→ Dataset section:
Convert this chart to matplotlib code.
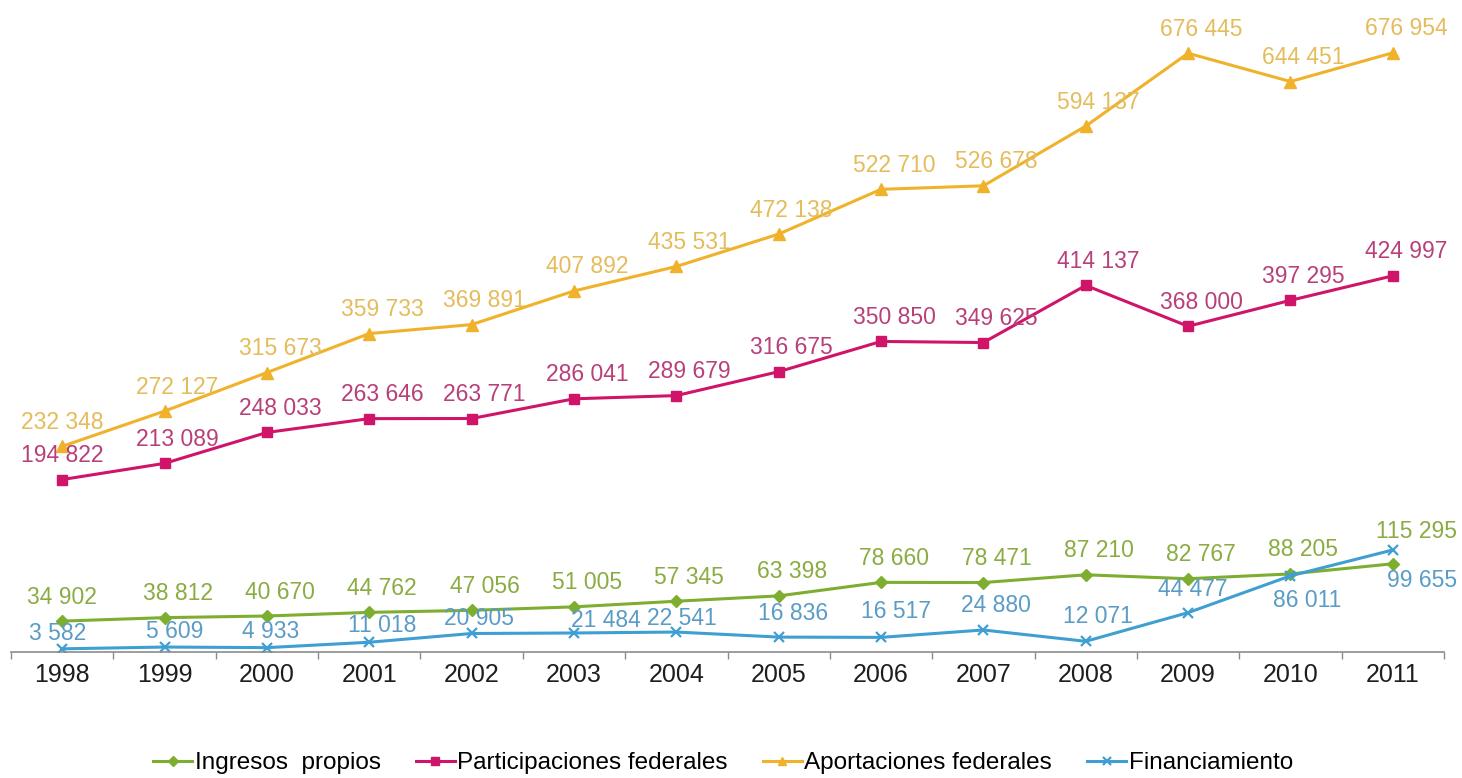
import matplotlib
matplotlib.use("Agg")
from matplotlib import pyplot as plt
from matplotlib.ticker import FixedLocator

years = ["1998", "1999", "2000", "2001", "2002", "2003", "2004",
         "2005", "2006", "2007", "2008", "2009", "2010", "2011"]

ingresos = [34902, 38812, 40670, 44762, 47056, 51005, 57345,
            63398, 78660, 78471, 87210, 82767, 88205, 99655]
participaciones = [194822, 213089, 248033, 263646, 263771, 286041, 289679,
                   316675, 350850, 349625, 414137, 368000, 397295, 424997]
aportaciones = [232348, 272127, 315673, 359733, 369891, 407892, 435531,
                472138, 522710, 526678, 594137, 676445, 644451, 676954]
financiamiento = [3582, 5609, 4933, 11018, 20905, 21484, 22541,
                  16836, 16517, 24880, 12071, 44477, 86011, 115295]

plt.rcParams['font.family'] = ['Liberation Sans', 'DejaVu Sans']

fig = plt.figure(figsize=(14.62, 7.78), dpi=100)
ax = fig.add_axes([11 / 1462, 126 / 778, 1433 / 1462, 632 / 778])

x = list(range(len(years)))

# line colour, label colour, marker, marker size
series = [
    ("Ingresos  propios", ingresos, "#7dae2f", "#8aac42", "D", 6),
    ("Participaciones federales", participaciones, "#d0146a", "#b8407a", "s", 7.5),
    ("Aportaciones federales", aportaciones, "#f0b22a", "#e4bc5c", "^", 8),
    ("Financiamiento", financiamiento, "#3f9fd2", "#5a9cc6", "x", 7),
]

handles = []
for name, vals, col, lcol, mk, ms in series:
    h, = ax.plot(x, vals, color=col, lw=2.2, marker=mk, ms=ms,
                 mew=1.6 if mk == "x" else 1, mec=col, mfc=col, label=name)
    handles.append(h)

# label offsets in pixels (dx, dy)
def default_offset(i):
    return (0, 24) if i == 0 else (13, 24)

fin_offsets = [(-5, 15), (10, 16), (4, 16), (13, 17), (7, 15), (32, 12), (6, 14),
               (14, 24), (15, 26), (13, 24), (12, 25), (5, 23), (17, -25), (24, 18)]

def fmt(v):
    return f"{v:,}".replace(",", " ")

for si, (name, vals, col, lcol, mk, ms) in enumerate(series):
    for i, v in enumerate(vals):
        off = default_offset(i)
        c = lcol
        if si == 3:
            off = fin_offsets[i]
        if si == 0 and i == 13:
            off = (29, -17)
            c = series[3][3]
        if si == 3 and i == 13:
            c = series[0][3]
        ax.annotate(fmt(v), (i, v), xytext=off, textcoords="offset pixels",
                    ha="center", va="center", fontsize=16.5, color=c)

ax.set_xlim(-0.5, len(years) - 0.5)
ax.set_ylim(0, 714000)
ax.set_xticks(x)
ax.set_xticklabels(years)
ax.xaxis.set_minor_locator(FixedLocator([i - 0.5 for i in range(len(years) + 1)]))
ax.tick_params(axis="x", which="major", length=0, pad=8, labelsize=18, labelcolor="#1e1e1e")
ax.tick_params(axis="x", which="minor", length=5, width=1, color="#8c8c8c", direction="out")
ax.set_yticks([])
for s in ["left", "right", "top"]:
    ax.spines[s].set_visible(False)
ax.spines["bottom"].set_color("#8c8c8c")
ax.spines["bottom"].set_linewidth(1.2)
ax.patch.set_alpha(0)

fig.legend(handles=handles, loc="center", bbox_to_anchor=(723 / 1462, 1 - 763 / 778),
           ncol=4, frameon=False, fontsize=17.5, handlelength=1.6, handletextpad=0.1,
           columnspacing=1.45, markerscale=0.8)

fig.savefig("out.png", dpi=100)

→ The problem:
Leave out the pictures, then repeat the listing above exactly from its first line to the line with "-25), (24, 18)]", inclusive.

→ Answer to the problem:
Convert this chart to matplotlib code.
import matplotlib
matplotlib.use("Agg")
from matplotlib import pyplot as plt
from matplotlib.ticker import FixedLocator

years = ["1998", "1999", "2000", "2001", "2002", "2003", "2004",
         "2005", "2006", "2007", "2008", "2009", "2010", "2011"]

ingresos = [34902, 38812, 40670, 44762, 47056, 51005, 57345,
            63398, 78660, 78471, 87210, 82767, 88205, 99655]
participaciones = [194822, 213089, 248033, 263646, 263771, 286041, 289679,
                   316675, 350850, 349625, 414137, 368000, 397295, 424997]
aportaciones = [232348, 272127, 315673, 359733, 369891, 407892, 435531,
                472138, 522710, 526678, 594137, 676445, 644451, 676954]
financiamiento = [3582, 5609, 4933, 11018, 20905, 21484, 22541,
                  16836, 16517, 24880, 12071, 44477, 86011, 115295]

plt.rcParams['font.family'] = ['Liberation Sans', 'DejaVu Sans']

fig = plt.figure(figsize=(14.62, 7.78), dpi=100)
ax = fig.add_axes([11 / 1462, 126 / 778, 1433 / 1462, 632 / 778])

x = list(range(len(years)))

# line colour, label colour, marker, marker size
series = [
    ("Ingresos  propios", ingresos, "#7dae2f", "#8aac42", "D", 6),
    ("Participaciones federales", participaciones, "#d0146a", "#b8407a", "s", 7.5),
    ("Aportaciones federales", aportaciones, "#f0b22a", "#e4bc5c", "^", 8),
    ("Financiamiento", financiamiento, "#3f9fd2", "#5a9cc6", "x", 7),
]

handles = []
for name, vals, col, lcol, mk, ms in series:
    h, = ax.plot(x, vals, color=col, lw=2.2, marker=mk, ms=ms,
                 mew=1.6 if mk == "x" else 1, mec=col, mfc=col, label=name)
    handles.append(h)

# label offsets in pixels (dx, dy)
def default_offset(i):
    return (0, 24) if i == 0 else (13, 24)

fin_offsets = [(-5, 15), (10, 16), (4, 16), (13, 17), (7, 15), (32, 12), (6, 14),
               (14, 24), (15, 26), (13, 24), (12, 25), (5, 23), (17, -25), (24, 18)]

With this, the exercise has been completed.